*Task description*
Extract word for word the lines of the listing from its start to the line holding "plt.rcParams['font.family'] = ['Inter', 'DejaVu", both ends kept; pictures are not part of the copy.

[Figure scripts]
============
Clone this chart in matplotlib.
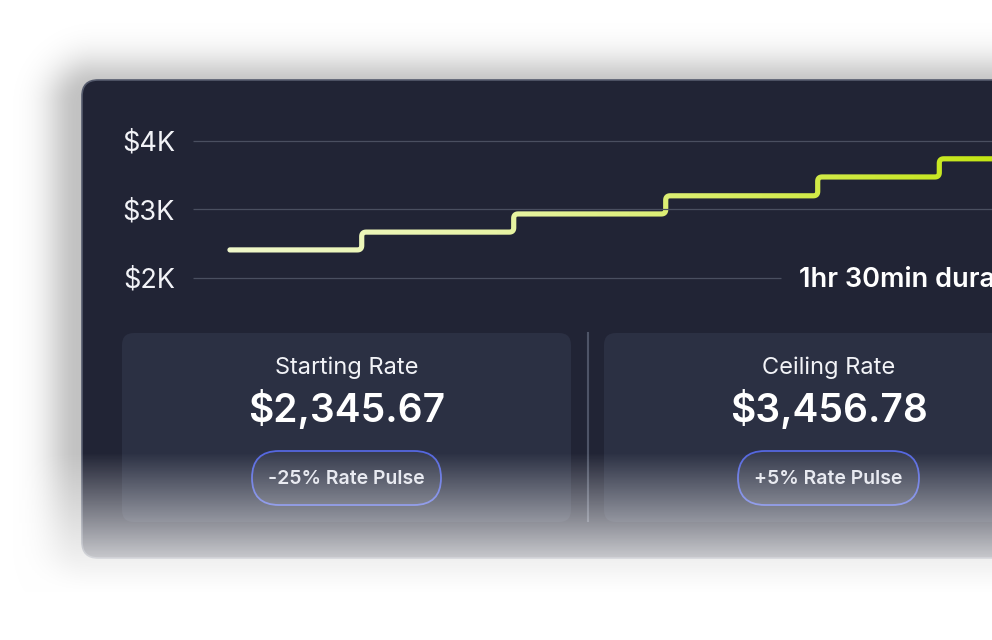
# step chart of the rate over a 1hr 30min session, drawn as a dark ui card
import matplotlib.pyplot as plt
import numpy as np
from matplotlib.colors import LinearSegmentedColormap
from matplotlib.patches import FancyBboxPatch, Polygon
from matplotlib.ticker import FuncFormatter

plt.rcParams['font.family'] = ['Inter', 'DejaVu Sans']

# data
step_minutes = [0, 13, 28, 43, 58, 70, 90]      # when each rate step starts (last = end)
step_rates = [2410, 2670, 2935, 3200, 3475, 3740]  # rate held during each step
y_ticks = [2000, 3000, 4000]
duration_label = '1hr 30min duration'
card_titles = ['Starting Rate', 'Ceiling Rate']
card_values = ['$2,345.67', '$3,456.78']
card_pulses = ['-25% Rate Pulse', '+5% Rate Pulse']

# colours
panel_color = '#212435'
card_color = '#2B3043'
grid_color = '#4A4F60'
text_color = '#F2F3F7'
pill_edge = '#5567E0'
line_cmap = LinearSegmentedColormap.from_list(
    'rate', [(0, '#F0F8CA'), (0.35, '#E8F4A6'), (0.7, '#D6EC58'), (1, '#C4E614')])

W, H = 992, 640
fig = plt.figure(figsize=(W / 100, H / 100), dpi=100, facecolor='white')

# background axes in pixel units
bg = fig.add_axes([0, 0, 1, 1])
bg.set_xlim(0, W)
bg.set_ylim(H, 0)
bg.axis('off')

# soft shadow behind the panel
yy, xx = np.mgrid[0:H, 0:W] + 0.5
x0, y0, x1, y1, r = 78, 88, 1400, 566, 16
qx = np.maximum(np.maximum(x0 + r - xx, xx - (x1 - r)), 0)
qy = np.maximum(np.maximum(y0 + r - yy, yy - (y1 - r)), 0)
dist = np.clip(np.hypot(qx, qy) - r, 0, None)
shadow = np.zeros((H, W, 4))
shadow[..., 3] = 0.24 * np.exp(-(dist / 32) ** 2)
bg.imshow(shadow, extent=[0, W, H, 0], zorder=0, aspect='auto')

# main panel
bg.add_patch(FancyBboxPatch((82, 80), 1300, 478, boxstyle='round,pad=0,rounding_size=16',
                            facecolor=panel_color, edgecolor='#555B6D', lw=1.2, zorder=1))

# two cards and a divider
card_left = [122, 604]
card_w = 449
for i in range(2):
    cx = card_left[i] + card_w / 2
    bg.add_patch(FancyBboxPatch((card_left[i], 333), card_w, 189,
                                boxstyle='round,pad=0,rounding_size=12',
                                facecolor=card_color, edgecolor='none', zorder=2))
    bg.text(cx, 368, card_titles[i], color=text_color, fontsize=17, ha='center', va='center', zorder=3)
    bg.text(cx, 410, card_values[i], color='white', fontsize=28, fontweight='semibold',
            ha='center', va='center', zorder=3)
    pw = 189 if i == 0 else 181
    bg.add_patch(FancyBboxPatch((cx - pw / 2, 451), pw, 54,
                                boxstyle='round,pad=0,rounding_size=27',
                                facecolor=(1, 1, 1, 0.06), edgecolor=pill_edge, lw=1.3, zorder=3))
    bg.text(cx, 479, card_pulses[i], color='#E4E6EE', fontsize=14, fontweight='semibold',
            ha='center', va='center', zorder=4)
bg.plot([588, 588], [333, 521], color='#4E5467', lw=1.5, zorder=2)

# chart axes: x in minutes, y in dollars
xlim = (-3.65, 75.2)
ax = fig.add_axes([193 / W, 1 - 278 / H, (W - 193) / W, 137 / H], zorder=5)
ax.patch.set_alpha(0)
for s in ax.spines.values():
    s.set_visible(False)
ax.set_xlim(*xlim)
ax.set_ylim(2000, 4000)
ax.set_xticks([])
ax.set_yticks(y_ticks)
ax.yaxis.set_major_formatter(FuncFormatter(lambda v, p: '$%dK' % (v / 1000)))
ax.tick_params(axis='y', length=0, pad=13, labelsize=19.5, labelcolor=text_color)

# grid lines, the $2K one stops before the duration label
ax.hlines(y_ticks[1:], xlim[0], xlim[1], color=grid_color, lw=0.9, clip_on=False)
ax.hlines(y_ticks[0], xlim[0], 54.4, color=grid_color, lw=0.9, clip_on=False)
ax.text(56.2, 1975, duration_label, color='white', fontsize=19.5, fontweight='semibold',
        ha='left', va='center', clip_on=False)

# step path (post steps), corners rounded in pixel space
px, py = [], []
for i in range(len(step_rates)):
    px += [step_minutes[i], step_minutes[i + 1]]
    py += [step_rates[i], step_rates[i]]
pts = ax.transData.transform(np.column_stack([px, py]))
rad = 4.5
path = [pts[0]]
for i in range(1, len(pts) - 1):
    a, b, c = pts[i - 1], pts[i], pts[i + 1]
    d_in = (b - a) / np.linalg.norm(b - a)
    d_out = (c - b) / np.linalg.norm(c - b)
    p0, p2 = b - d_in * rad, b + d_out * rad
    for t in np.linspace(0, 1, 10):
        path.append((1 - t) ** 2 * p0 + 2 * (1 - t) * t * b + t ** 2 * p2)
path.append(pts[-1])
P = np.array(path)

# outline of the stroke (5px wide) so a gradient can be clipped to it
hw = 2.6
tang = np.gradient(P, axis=0)
tang /= np.linalg.norm(tang, axis=1)[:, None]
norm = np.column_stack([-tang[:, 1], tang[:, 0]])
left = P + norm * hw
right = P - norm * hw
th = np.arctan2(norm[0, 1], norm[0, 0])
ang = np.linspace(th + np.pi, th, 16)
cap = P[0] + hw * np.column_stack([np.cos(ang), np.sin(ang)])
outline = np.vstack([left, right[::-1], cap])
outline = ax.transData.inverted().transform(outline)
clip = Polygon(outline, closed=True, transform=ax.transData)

# horizontal colour gradient (pale at the start, lime by 75 min), shown only inside the stroke
gx = np.linspace(-2, 90, 500)
grad = np.clip(gx / 75, 0, 1)[None, :]
im = ax.imshow(grad, cmap=line_cmap, extent=[-2, 90, 2000, 4000], aspect='auto',
               interpolation='bilinear', origin='lower', vmin=0, vmax=1)
im.set_clip_path(clip)
ax.set_xlim(*xlim)
ax.set_ylim(2000, 4000)

# white fade over the bottom of the card
top = fig.add_axes([0, 0, 1, 1], zorder=20)
top.axis('off')
fade = np.ones((H, 1, 4))
fade[:, 0, 3] = np.clip((np.arange(H) - 452) / 140, 0, 1)
top.imshow(fade, extent=[0, W, H, 0], aspect='auto')
top.set_xlim(0, W)
top.set_ylim(H, 0)

fig.savefig('out.png', dpi=100, facecolor='white')
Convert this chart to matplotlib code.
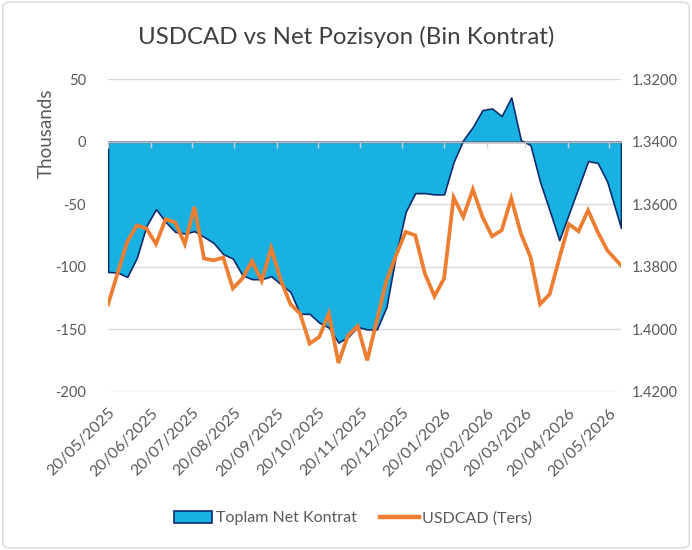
import matplotlib
matplotlib.use("Agg")
import matplotlib.pyplot as plt
from matplotlib.patches import Patch, FancyBboxPatch
from matplotlib.lines import Line2D
import pandas as pd

plt.rcParams['font.family'] = ['Lato', 'DejaVu Sans']
plt.rcParams['axes.unicode_minus'] = False

# ---- data ----
dates = list(pd.date_range('2025-05-20', periods=53, freq='7D')) + [pd.Timestamp('2026-05-29')]

net_position = [
    -104, -104.5, -108, -92.8, -67.2, -53.8, -64, -72, -73.3, -71.4,
    -76, -80.8, -89.8, -93.3, -106.6, -109.8, -109.8, -107.4, -113.8, -120,
    -137.5, -137.5, -144.5, -148.5, -160.5, -156, -148, -150, -150, -132,
    -90, -56, -41, -41, -42, -42, -16, 1.4, 12, 25.4,
    26.7, 20.6, 35.5, 1.4, -2.6, -32, -55, -78.6, -57.5, -36.5,
    -15.4, -16.8, -32, -68.8,
]

usdcad = [
    1.3920, 1.3820, 1.3720, 1.3667, 1.3677, 1.3727, 1.3647, 1.3658, 1.3727, 1.3608,
    1.3773, 1.3779, 1.3770, 1.3869, 1.3837, 1.3781, 1.3845, 1.3740, 1.3843, 1.3919,
    1.3949, 1.4045, 1.4024, 1.3949, 1.4107, 1.4019, 1.3989, 1.4099, 1.3971, 1.3845,
    1.3763, 1.3688, 1.3699, 1.3821, 1.3894, 1.3837, 1.3578, 1.3640, 1.3552, 1.3640,
    1.3702, 1.3683, 1.3581, 1.3693, 1.3768, 1.3919, 1.3887, 1.3773, 1.3663, 1.3686,
    1.3619, 1.3688, 1.3747, 1.3795,
]

tick_labels = ['20/05/2025', '20/06/2025', '20/07/2025', '20/08/2025', '20/09/2025',
               '20/10/2025', '20/11/2025', '20/12/2025', '20/01/2026', '20/02/2026',
               '20/03/2026', '20/04/2026', '20/05/2026']
left_ticks = [-200, -150, -100, -50, 0, 50]
right_ticks = [1.32, 1.34, 1.36, 1.38, 1.40, 1.42]

title = 'USDCAD vs Net Pozisyon (Bin Kontrat)'
area_label = 'Toplam Net Kontrat'
line_label = 'USDCAD (Ters)'

# ---- style ----
fill_color = '#19B1E1'
edge_color = '#0B2A6B'
line_color = '#ED7D31'
grid_color = '#D9D9D9'
text_color = '#595959'

fig = plt.figure(figsize=(6.92, 5.5), dpi=100)
ax = fig.add_axes([0.1561, 0.2873, 0.7413, 0.5685])
ax2 = ax.twinx()

tick_dates = [pd.to_datetime(t, format='%d/%m/%Y') for t in tick_labels]

ax.fill_between(dates, 0, net_position, facecolor=fill_color, edgecolor=edge_color,
                linewidth=1.2, zorder=1)
ax.set_ylim(left_ticks[0], left_ticks[-1])
ax.set_yticks(left_ticks)
ax.set_yticklabels([str(v) for v in left_ticks])
ax.set_xlim(dates[0], dates[-1])
ax.grid(axis='y', color=grid_color, linewidth=1.0)
ax.set_axisbelow(True)
for s in ax.spines.values():
    s.set_visible(False)
ax.tick_params(axis='y', length=0, labelsize=10.5, labelcolor=text_color, pad=16)
ax.set_xticks(tick_dates)
ax.set_xticklabels(tick_labels, rotation=45, ha='right', va='top',
                   rotation_mode='anchor', fontsize=11.5, color=text_color)
ax.tick_params(axis='x', length=0, pad=10)
ax.set_ylabel('Thousands', fontsize=13.5, color=text_color)
ax.yaxis.set_label_coords(-0.104, 0.826)

ax2.plot(dates, usdcad, color=line_color, linewidth=2.7, solid_joinstyle='miter', zorder=3)
ax2.set_ylim(right_ticks[-1], right_ticks[0])
ax2.set_yticks(right_ticks)
ax2.set_yticklabels([f'{v:.4f}' for v in right_ticks])
ax2.tick_params(axis='y', length=0, labelsize=10.5, labelcolor=text_color, pad=8)
for s in ax2.spines.values():
    s.set_visible(False)
# zero axis line with month tick marks, drawn above the area
zero_frac = (0 - left_ticks[0]) / (left_ticks[-1] - left_ticks[0])
ax2.xaxis.set_visible(True)
ax2.spines['bottom'].set_visible(True)
ax2.spines['bottom'].set_position(('axes', zero_frac))
ax2.spines['bottom'].set_color('#BFBFBF')
ax2.spines['bottom'].set_linewidth(1.0)
ax2.spines['bottom'].set_zorder(2)
ax2.set_xticks(tick_dates)
ax2.tick_params(axis='x', which='both', direction='out', length=4, width=1.0,
                color='#D0D0D0', labelbottom=False, labeltop=False, top=False, bottom=True)
ax2.set_xlim(dates[0], dates[-1])

fig.text(0.5, 0.932, title, ha='center', va='center', fontsize=17.3, color='#404040')

handles = [Patch(facecolor=fill_color, edgecolor=edge_color, linewidth=1.2),
           Line2D([0], [0], color=line_color, linewidth=3.2)]
fig.legend(handles, [area_label, line_label], loc='center', bbox_to_anchor=(0.51, 0.058),
           ncol=2, frameon=False, fontsize=11.5, handlelength=2.4, handleheight=0.8,
           columnspacing=1.5, handletextpad=0.2, labelcolor=text_color)

border = FancyBboxPatch((0.004, 0.004), 0.992, 0.992, boxstyle='round,pad=0,rounding_size=0.01',
                        transform=fig.transFigure, facecolor='none', edgecolor='#D9D9D9',
                        linewidth=1.0)
fig.patches.append(border)

fig.savefig('out.png', dpi=100)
============
*Completed task*
Clone this chart in matplotlib.
# step chart of the rate over a 1hr 30min session, drawn as a dark ui card
import matplotlib.pyplot as plt
import numpy as np
from matplotlib.colors import LinearSegmentedColormap
from matplotlib.patches import FancyBboxPatch, Polygon
from matplotlib.ticker import FuncFormatter

plt.rcParams['font.family'] = ['Inter', 'DejaVu Sans']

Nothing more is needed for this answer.